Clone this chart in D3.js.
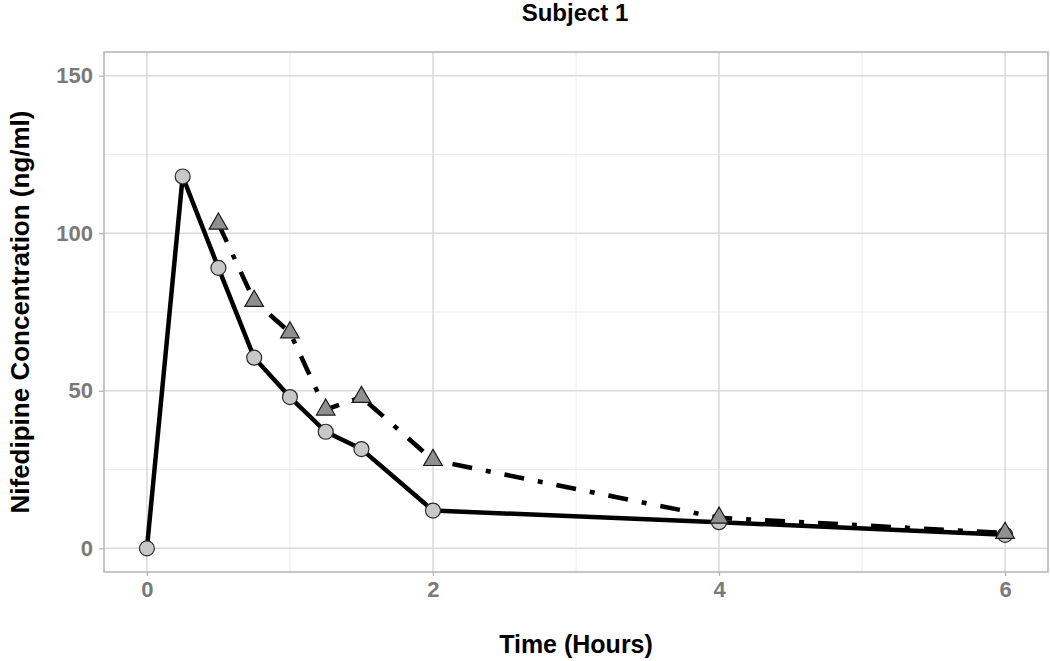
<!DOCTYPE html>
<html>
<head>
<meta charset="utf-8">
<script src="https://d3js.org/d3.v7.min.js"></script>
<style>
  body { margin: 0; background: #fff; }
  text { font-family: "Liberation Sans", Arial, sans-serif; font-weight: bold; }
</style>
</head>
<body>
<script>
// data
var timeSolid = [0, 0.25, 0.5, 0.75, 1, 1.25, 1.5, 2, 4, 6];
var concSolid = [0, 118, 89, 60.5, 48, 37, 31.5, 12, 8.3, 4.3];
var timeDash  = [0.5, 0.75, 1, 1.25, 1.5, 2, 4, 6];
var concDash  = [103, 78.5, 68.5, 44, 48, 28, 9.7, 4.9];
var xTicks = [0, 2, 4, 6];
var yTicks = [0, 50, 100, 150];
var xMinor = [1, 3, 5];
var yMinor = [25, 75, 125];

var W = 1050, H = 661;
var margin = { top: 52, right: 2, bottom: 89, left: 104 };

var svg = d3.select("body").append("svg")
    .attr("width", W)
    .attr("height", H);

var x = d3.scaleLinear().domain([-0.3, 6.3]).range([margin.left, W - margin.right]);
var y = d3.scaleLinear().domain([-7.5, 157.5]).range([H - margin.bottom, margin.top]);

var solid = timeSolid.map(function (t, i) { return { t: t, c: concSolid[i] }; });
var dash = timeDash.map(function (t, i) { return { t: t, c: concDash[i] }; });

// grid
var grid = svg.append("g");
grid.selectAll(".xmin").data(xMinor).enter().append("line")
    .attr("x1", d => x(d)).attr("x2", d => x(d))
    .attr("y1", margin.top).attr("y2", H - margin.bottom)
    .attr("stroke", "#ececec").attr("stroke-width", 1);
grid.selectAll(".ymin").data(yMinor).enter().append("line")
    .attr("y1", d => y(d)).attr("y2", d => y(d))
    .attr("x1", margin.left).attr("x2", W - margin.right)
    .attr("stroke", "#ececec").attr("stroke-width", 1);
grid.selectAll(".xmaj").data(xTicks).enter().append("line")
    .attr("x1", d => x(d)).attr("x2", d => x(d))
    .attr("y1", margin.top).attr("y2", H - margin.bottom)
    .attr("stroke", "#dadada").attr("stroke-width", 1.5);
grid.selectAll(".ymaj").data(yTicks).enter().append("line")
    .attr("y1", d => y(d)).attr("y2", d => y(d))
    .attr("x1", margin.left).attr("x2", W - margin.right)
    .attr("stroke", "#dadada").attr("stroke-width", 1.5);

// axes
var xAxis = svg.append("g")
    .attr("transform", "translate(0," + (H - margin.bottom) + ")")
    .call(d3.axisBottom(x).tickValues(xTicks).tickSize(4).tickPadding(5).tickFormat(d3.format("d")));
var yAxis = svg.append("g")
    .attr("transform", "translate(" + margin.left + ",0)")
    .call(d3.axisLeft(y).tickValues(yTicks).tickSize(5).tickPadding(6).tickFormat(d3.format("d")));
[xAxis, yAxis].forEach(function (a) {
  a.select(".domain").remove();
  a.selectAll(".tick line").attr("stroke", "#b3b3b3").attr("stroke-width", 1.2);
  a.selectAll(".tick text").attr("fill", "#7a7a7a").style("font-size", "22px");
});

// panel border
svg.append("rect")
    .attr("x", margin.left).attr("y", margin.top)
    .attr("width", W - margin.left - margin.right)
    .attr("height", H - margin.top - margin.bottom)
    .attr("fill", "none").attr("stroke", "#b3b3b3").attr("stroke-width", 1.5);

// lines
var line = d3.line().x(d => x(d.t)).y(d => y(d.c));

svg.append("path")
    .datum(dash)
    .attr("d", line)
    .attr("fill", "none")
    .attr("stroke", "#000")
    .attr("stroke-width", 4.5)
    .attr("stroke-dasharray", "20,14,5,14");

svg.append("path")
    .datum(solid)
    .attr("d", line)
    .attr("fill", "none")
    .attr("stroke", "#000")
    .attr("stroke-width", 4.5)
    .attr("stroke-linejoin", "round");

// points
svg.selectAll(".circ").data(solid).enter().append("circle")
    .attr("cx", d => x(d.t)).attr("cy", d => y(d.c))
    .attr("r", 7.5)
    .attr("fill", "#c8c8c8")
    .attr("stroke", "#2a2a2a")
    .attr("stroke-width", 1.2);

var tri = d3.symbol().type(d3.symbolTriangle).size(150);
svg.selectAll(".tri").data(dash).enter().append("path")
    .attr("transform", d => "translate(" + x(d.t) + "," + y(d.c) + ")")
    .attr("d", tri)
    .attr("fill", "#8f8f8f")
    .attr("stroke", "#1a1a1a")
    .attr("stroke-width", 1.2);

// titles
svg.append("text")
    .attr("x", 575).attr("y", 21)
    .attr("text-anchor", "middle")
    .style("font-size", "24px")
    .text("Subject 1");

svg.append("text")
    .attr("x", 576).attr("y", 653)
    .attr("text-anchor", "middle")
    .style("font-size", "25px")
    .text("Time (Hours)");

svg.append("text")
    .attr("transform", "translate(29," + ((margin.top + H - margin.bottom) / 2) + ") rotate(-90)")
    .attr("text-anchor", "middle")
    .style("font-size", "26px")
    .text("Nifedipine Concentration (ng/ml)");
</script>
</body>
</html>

> WHAT THE TASK ASKS
Every line should be retyped exactly, with the pictures omitted.

> RESPONSE TO THIS TASK
Clone this chart in D3.js.
<!DOCTYPE html>
<html>
<head>
<meta charset="utf-8">
<script src="https://d3js.org/d3.v7.min.js"></script>
<style>
  body { margin: 0; background: #fff; }
  text { font-family: "Liberation Sans", Arial, sans-serif; font-weight: bold; }
</style>
</head>
<body>
<script>
// data
var timeSolid = [0, 0.25, 0.5, 0.75, 1, 1.25, 1.5, 2, 4, 6];
var concSolid = [0, 118, 89, 60.5, 48, 37, 31.5, 12, 8.3, 4.3];
var timeDash  = [0.5, 0.75, 1, 1.25, 1.5, 2, 4, 6];
var concDash  = [103, 78.5, 68.5, 44, 48, 28, 9.7, 4.9];
var xTicks = [0, 2, 4, 6];
var yTicks = [0, 50, 100, 150];
var xMinor = [1, 3, 5];
var yMinor = [25, 75, 125];

var W = 1050, H = 661;
var margin = { top: 52, right: 2, bottom: 89, left: 104 };

var svg = d3.select("body").append("svg")
    .attr("width", W)
    .attr("height", H);

var x = d3.scaleLinear().domain([-0.3, 6.3]).range([margin.left, W - margin.right]);
var y = d3.scaleLinear().domain([-7.5, 157.5]).range([H - margin.bottom, margin.top]);

var solid = timeSolid.map(function (t, i) { return { t: t, c: concSolid[i] }; });
var dash = timeDash.map(function (t, i) { return { t: t, c: concDash[i] }; });

// grid
var grid = svg.append("g");
grid.selectAll(".xmin").data(xMinor).enter().append("line")
    .attr("x1", d => x(d)).attr("x2", d => x(d))
    .attr("y1", margin.top).attr("y2", H - margin.bottom)
    .attr("stroke", "#ececec").attr("stroke-width", 1);
grid.selectAll(".ymin").data(yMinor).enter().append("line")
    .attr("y1", d => y(d)).attr("y2", d => y(d))
    .attr("x1", margin.left).attr("x2", W - margin.right)
    .attr("stroke", "#ececec").attr("stroke-width", 1);
grid.selectAll(".xmaj").data(xTicks).enter().append("line")
    .attr("x1", d => x(d)).attr("x2", d => x(d))
    .attr("y1", margin.top).attr("y2", H - margin.bottom)
    .attr("stroke", "#dadada").attr("stroke-width", 1.5);
grid.selectAll(".ymaj").data(yTicks).enter().append("line")
    .attr("y1", d => y(d)).attr("y2", d => y(d))
    .attr("x1", margin.left).attr("x2", W - margin.right)
    .attr("stroke", "#dadada").attr("stroke-width", 1.5);

// axes
var xAxis = svg.append("g")
    .attr("transform", "translate(0," + (H - margin.bottom) + ")")
    .call(d3.axisBottom(x).tickValues(xTicks).tickSize(4).tickPadding(5).tickFormat(d3.format("d")));
var yAxis = svg.append("g")
    .attr("transform", "translate(" + margin.left + ",0)")
    .call(d3.axisLeft(y).tickValues(yTicks).tickSize(5).tickPadding(6).tickFormat(d3.format("d")));
[xAxis, yAxis].forEach(function (a) {
  a.select(".domain").remove();
  a.selectAll(".tick line").attr("stroke", "#b3b3b3").attr("stroke-width", 1.2);
  a.selectAll(".tick text").attr("fill", "#7a7a7a").style("font-size", "22px");
});

// panel border
svg.append("rect")
    .attr("x", margin.left).attr("y", margin.top)
    .attr("width", W - margin.left - margin.right)
    .attr("height", H - margin.top - margin.bottom)
    .attr("fill", "none").attr("stroke", "#b3b3b3").attr("stroke-width", 1.5);

// lines
var line = d3.line().x(d => x(d.t)).y(d => y(d.c));

svg.append("path")
    .datum(dash)
    .attr("d", line)
    .attr("fill", "none")
    .attr("stroke", "#000")
    .attr("stroke-width", 4.5)
    .attr("stroke-dasharray", "20,14,5,14");

svg.append("path")
    .datum(solid)
    .attr("d", line)
    .attr("fill", "none")
    .attr("stroke", "#000")
    .attr("stroke-width", 4.5)
    .attr("stroke-linejoin", "round");

// points
svg.selectAll(".circ").data(solid).enter().append("circle")
    .attr("cx", d => x(d.t)).attr("cy", d => y(d.c))
    .attr("r", 7.5)
    .attr("fill", "#c8c8c8")
    .attr("stroke", "#2a2a2a")
    .attr("stroke-width", 1.2);

var tri = d3.symbol().type(d3.symbolTriangle).size(150);
svg.selectAll(".tri").data(dash).enter().append("path")
    .attr("transform", d => "translate(" + x(d.t) + "," + y(d.c) + ")")
    .attr("d", tri)
    .attr("fill", "#8f8f8f")
    .attr("stroke", "#1a1a1a")
    .attr("stroke-width", 1.2);

// titles
svg.append("text")
    .attr("x", 575).attr("y", 21)
    .attr("text-anchor", "middle")
    .style("font-size", "24px")
    .text("Subject 1");

svg.append("text")
    .attr("x", 576).attr("y", 653)
    .attr("text-anchor", "middle")
    .style("font-size", "25px")
    .text("Time (Hours)");

svg.append("text")
    .attr("transform", "translate(29," + ((margin.top + H - margin.bottom) / 2) + ") rotate(-90)")
    .attr("text-anchor", "middle")
    .style("font-size", "26px")
    .text("Nifedipine Concentration (ng/ml)");
</script>
</body>
</html>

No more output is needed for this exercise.